I thought I’d be cordial. “Hi, how you doin’? Are you okay?” They were both fine, but I grew increasingly confident that this gentleman had no business driving a car. And I hope that if necessary, somebody tells me the same thing when I get to that point in life. And then provides me with a chauffered luxury vehicle.

His wife seemed to have her head on a bit straighter and was able to give direction to her dearly beloved. Why she wasn’t driving, I’ll never know. So, I got his insurance information, checked my bumper and his fender and found that there was no apparent damage to either, and went on my way. Actually, an un-uniformed official of some type showed up soon after the bump, made sure we were okay, ensured we were exchanging information, and asked if we wanted a uniformed officer. I told him I thought we were fine, and that we’d be done and gone shortly. He then left. On the way home, I began to imagine that my neck was a little sore. And I began to wonder, “Maybe I should have called the police.” and “A helicopter ride would have been cool.” and “I’ve never lit a flare.”

So, that was my slice of drama on the road yesterday. And not that I wasn’t appreciative before, but I definitely was glad for being the larger car.

When its time for my next vehicle, I’ll likely forego the car lot and head to the army surplus store.

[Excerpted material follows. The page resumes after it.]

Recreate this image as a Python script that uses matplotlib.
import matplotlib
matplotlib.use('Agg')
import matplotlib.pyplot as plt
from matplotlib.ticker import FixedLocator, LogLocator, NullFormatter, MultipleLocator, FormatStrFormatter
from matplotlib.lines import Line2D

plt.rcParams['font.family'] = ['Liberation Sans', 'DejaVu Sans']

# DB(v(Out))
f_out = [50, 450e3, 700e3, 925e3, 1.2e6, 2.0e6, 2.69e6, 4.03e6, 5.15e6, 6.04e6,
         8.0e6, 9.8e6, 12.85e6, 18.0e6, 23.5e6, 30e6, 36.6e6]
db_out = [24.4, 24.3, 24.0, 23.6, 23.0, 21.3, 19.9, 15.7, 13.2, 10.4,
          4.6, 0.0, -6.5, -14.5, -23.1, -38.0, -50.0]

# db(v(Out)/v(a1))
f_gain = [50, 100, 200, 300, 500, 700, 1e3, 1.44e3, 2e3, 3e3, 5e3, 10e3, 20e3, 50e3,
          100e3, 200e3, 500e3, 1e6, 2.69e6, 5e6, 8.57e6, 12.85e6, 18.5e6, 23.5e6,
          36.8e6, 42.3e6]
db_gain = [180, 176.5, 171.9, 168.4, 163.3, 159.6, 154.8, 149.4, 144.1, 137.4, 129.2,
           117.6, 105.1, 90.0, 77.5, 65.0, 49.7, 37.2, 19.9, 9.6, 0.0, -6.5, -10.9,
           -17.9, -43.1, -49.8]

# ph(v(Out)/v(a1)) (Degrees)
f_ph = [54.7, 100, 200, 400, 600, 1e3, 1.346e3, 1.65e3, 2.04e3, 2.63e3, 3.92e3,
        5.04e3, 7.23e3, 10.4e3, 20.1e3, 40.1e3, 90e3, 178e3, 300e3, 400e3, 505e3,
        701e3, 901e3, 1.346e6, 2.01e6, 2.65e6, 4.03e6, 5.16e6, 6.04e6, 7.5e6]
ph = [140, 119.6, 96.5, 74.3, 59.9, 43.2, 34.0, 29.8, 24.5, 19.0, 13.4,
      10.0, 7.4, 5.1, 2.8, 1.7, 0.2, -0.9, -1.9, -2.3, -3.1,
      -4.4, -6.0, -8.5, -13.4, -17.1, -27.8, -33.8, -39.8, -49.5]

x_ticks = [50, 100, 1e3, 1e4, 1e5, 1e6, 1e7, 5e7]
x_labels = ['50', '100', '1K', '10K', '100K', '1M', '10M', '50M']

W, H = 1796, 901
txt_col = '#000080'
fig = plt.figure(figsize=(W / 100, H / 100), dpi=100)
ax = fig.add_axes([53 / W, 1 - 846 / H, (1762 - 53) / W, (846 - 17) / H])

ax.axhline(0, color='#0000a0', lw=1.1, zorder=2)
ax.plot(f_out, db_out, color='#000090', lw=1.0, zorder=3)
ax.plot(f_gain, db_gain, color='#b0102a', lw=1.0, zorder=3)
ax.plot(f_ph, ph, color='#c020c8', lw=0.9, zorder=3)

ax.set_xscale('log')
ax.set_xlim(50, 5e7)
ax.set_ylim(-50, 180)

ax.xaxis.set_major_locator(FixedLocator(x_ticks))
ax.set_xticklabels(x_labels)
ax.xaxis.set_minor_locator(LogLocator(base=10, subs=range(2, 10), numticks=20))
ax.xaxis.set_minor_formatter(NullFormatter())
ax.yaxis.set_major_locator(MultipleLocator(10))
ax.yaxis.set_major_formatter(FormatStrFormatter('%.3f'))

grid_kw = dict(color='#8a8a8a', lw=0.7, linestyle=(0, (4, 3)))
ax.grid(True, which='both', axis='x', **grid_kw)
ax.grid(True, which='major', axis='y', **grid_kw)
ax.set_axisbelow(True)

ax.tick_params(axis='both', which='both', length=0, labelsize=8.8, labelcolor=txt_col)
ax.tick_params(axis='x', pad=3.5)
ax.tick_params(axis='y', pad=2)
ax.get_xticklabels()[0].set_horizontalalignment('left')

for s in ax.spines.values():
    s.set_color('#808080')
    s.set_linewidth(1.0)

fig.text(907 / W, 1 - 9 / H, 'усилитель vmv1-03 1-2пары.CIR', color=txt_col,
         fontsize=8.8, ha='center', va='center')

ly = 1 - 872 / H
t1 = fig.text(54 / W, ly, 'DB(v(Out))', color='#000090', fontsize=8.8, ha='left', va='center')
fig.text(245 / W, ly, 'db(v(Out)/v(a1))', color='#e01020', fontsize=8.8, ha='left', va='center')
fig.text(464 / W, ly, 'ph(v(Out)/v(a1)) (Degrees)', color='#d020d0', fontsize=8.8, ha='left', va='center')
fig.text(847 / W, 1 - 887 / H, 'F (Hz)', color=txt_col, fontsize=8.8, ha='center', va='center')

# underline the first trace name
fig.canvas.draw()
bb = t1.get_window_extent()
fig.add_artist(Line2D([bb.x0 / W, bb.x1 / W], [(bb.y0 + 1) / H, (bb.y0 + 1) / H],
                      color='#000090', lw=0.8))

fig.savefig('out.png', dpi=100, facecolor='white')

A supremely uncomfortable thought…

Have you ever seen someone you know before they know that you’ve seen them? Maybe it was in the mall, in the grocery store, at the bookstore, or at the coffee shop. For just a few seconds, you got a glimpse of how they live before they know that someone they know is seeing how they live. Not that they were doing anything wrong; its just that they were unaware that familiar eyes were on them.
This morning, I finished a book that I thought was really good. One of the things that was shared was the reminder that each one of us is living a life that is moment-by-moment being watched by God. And there’s not one thing we can do about it.
The odd thing for me is that quite often I live as though I am unaware of His eyes on me. I am unremembering (youth pastors can make up words…it’s in the Bible..or should be). I’m in line at Panera, and putting gas in the “clunker” I drive around, and I’m making a deposit at the bank. I’m often more mindful of the surveillance cameras around me than the flawless, eternal, loving eyes of God.
But go back to the memory you have of that time when you spotted that person you know before they spotted you, and you got that little window into their “unaware” life. When your eyes did finally meet, their demeanor changed, their expression brightened, and their “unaware” turned to “aware”.
My desire is to live a life of awareness leading to accountability. The truth that we all will stand before God and give an account of our actions, whether good or bad, isn’t a very popular thought because its not a very comfortable thought. That is, until we become aware. Like that friend of yours at the store who you bumped into, I want to live a life that reflects the embraced reality that God sees each thought, word, and action…and loves it.